Universal approximation with complex-valued deep narrow neural networks

TL;DR

This paper characterizes which complex-valued neural networks with bounded width and arbitrary depth are universal approximators, identifying specific activation functions and providing width and depth bounds for approximation capabilities.

Contribution

It provides a complete characterization of universal approximation in deep narrow complex-valued neural networks, including necessary and sufficient conditions on activation functions and bounds on network width and depth.

Findings

Deep narrow complex networks are universal if activation is neither holomorphic, antiholomorphic, nor affine.

A width of 2n+2m+5 is always sufficient for universality.

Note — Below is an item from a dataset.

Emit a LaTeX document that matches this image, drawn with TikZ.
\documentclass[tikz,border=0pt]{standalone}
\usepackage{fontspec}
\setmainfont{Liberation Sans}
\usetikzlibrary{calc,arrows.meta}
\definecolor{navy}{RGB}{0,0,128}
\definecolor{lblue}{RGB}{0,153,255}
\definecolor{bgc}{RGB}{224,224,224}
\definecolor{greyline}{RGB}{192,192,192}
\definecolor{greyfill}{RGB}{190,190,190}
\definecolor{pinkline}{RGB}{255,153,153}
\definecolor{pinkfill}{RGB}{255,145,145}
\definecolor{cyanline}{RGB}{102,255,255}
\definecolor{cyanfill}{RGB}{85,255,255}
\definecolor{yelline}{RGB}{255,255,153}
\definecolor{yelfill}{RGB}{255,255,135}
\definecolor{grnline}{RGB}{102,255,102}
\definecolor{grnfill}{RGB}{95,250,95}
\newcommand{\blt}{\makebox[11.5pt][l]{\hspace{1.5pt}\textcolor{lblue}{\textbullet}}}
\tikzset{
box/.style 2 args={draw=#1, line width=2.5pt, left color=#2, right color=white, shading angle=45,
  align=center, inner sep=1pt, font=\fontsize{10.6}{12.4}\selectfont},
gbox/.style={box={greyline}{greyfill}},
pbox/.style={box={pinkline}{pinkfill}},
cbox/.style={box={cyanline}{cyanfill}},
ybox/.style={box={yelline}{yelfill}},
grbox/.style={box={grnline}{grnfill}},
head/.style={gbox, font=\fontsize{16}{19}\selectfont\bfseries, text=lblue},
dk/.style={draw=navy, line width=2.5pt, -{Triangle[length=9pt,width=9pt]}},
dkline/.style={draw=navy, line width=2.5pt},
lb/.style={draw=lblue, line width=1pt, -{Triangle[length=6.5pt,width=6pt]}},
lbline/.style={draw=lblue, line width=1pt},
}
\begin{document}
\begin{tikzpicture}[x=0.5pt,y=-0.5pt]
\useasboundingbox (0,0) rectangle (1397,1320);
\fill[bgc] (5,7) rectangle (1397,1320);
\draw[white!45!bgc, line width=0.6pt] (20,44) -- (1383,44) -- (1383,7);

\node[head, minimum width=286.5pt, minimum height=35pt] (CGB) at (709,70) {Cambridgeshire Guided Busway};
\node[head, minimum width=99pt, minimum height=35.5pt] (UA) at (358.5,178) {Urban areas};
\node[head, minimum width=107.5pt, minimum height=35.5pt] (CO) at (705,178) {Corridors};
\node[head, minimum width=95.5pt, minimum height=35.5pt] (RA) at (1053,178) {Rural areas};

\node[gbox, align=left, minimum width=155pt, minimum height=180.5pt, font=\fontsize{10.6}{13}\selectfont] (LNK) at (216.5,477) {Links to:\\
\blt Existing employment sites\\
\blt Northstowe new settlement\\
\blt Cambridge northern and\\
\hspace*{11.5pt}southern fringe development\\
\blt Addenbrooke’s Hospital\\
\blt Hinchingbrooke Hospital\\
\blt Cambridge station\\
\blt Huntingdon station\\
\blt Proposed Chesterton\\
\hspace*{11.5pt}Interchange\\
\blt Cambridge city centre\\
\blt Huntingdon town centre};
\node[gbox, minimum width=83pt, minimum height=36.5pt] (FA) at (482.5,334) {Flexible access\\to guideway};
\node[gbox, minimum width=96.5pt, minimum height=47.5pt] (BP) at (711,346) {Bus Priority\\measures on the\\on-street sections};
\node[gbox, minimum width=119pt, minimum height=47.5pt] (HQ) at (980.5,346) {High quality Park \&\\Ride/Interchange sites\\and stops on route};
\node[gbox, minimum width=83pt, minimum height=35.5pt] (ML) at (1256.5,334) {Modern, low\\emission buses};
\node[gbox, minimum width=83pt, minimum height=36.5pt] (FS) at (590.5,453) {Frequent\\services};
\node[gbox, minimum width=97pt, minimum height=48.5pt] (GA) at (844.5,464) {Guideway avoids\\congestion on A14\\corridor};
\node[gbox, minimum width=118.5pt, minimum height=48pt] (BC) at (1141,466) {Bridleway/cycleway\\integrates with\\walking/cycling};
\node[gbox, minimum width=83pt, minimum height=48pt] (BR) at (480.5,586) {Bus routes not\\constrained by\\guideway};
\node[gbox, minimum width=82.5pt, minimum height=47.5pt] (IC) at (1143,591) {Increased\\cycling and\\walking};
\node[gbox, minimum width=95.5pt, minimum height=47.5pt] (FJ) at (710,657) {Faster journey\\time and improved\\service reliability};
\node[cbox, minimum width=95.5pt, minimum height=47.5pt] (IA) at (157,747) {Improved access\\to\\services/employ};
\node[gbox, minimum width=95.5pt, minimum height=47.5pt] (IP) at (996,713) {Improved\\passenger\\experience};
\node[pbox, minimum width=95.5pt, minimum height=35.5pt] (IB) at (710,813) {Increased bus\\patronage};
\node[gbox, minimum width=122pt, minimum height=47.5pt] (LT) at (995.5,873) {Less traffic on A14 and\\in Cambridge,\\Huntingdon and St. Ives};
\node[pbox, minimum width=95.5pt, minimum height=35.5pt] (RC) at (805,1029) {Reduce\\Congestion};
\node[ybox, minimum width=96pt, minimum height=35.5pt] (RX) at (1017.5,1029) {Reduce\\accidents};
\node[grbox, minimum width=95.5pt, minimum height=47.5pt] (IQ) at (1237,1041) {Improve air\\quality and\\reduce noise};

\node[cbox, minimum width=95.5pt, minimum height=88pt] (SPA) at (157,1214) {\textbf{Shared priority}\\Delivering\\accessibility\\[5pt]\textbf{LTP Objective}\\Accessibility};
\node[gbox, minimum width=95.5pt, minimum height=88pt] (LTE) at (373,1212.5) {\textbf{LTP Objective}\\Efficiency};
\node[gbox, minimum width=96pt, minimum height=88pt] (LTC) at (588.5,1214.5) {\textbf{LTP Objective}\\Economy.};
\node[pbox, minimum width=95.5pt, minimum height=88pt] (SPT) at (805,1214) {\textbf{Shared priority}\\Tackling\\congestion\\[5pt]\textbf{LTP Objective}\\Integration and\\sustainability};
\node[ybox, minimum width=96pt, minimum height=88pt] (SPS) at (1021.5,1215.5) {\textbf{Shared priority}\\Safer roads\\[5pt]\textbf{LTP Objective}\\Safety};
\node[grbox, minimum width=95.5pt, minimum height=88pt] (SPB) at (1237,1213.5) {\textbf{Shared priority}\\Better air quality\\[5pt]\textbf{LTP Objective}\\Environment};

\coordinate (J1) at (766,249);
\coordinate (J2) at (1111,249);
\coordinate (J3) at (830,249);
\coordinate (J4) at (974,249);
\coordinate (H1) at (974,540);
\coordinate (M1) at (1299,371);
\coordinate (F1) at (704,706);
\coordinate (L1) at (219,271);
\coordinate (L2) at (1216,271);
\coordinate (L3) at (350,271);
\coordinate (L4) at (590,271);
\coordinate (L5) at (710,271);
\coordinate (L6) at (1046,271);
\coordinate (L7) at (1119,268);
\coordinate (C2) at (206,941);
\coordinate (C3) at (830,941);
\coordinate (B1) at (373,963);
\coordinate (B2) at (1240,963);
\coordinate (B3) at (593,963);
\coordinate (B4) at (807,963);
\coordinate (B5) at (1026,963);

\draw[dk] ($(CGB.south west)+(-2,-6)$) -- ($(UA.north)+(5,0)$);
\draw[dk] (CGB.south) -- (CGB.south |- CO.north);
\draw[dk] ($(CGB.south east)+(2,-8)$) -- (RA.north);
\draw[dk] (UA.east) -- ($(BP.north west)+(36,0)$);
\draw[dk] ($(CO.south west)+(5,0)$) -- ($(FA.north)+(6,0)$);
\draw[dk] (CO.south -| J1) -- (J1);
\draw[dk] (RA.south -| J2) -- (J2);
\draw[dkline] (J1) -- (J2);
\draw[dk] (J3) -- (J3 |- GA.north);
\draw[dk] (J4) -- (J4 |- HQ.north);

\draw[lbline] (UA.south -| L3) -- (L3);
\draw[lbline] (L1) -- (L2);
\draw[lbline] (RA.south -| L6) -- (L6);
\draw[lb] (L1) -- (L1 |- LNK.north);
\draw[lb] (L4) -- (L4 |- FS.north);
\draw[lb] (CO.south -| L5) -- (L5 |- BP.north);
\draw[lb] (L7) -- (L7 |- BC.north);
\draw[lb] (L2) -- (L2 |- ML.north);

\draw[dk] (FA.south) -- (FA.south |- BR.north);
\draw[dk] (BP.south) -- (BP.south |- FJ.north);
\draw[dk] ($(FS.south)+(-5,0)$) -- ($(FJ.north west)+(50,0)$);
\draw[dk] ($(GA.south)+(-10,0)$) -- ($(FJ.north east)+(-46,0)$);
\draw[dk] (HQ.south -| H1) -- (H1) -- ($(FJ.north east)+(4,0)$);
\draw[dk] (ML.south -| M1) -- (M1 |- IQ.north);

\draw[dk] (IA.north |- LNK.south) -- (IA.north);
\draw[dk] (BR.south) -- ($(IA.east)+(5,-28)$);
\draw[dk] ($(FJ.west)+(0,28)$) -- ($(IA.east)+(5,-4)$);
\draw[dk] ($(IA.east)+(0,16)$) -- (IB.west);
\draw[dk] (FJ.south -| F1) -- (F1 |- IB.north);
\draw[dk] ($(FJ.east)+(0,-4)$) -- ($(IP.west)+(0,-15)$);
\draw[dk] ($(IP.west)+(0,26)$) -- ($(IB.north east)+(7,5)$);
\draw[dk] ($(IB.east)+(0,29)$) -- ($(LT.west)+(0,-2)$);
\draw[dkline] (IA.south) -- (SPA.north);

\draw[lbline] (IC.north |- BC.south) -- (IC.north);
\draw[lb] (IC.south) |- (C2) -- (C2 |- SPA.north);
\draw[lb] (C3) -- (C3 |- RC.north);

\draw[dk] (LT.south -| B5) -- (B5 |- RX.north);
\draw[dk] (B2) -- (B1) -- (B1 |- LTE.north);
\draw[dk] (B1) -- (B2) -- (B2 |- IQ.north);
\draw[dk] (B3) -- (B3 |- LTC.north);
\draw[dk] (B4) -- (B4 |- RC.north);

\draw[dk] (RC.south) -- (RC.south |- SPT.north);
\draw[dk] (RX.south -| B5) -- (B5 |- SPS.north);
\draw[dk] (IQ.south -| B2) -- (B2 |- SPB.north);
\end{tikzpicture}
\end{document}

A width of max{2n, 2m} is necessary in general.

Abstract

We study the universality of complex-valued neural networks with bounded widths and arbitrary depths. Under mild assumptions, we give a full description of those activation functions $\varrho:\mathbb{C}\to \mathbb{C}$ that have the property that their associated networks are universal, i.e., are capable of approximating continuous functions to arbitrary accuracy on compact domains. Precisely, we show that deep narrow complex-valued networks are universal if and only if their activation function is neither holomorphic, nor antiholomorphic, nor $\mathbb{R}$-affine. This is a much larger class of functions than in the dual setting of arbitrary width and fixed depth. Unlike in the real case, the sufficient width differs significantly depending on the considered activation function. We show that a width of $2n+2m+5$ is always sufficient and that in general a width of $max\{2n,2m\}$ is necessary. We prove, however, that a width of $n+m+3$ suffices for a rich subclass of the admissible activation functions. Here, $n$ and $m$ denote the input and output dimensions of the considered networks. Moreover, for the case of smooth and non-polyharmonic activation functions, we provide a quantitative approximation bound in terms of the depth of the considered networks.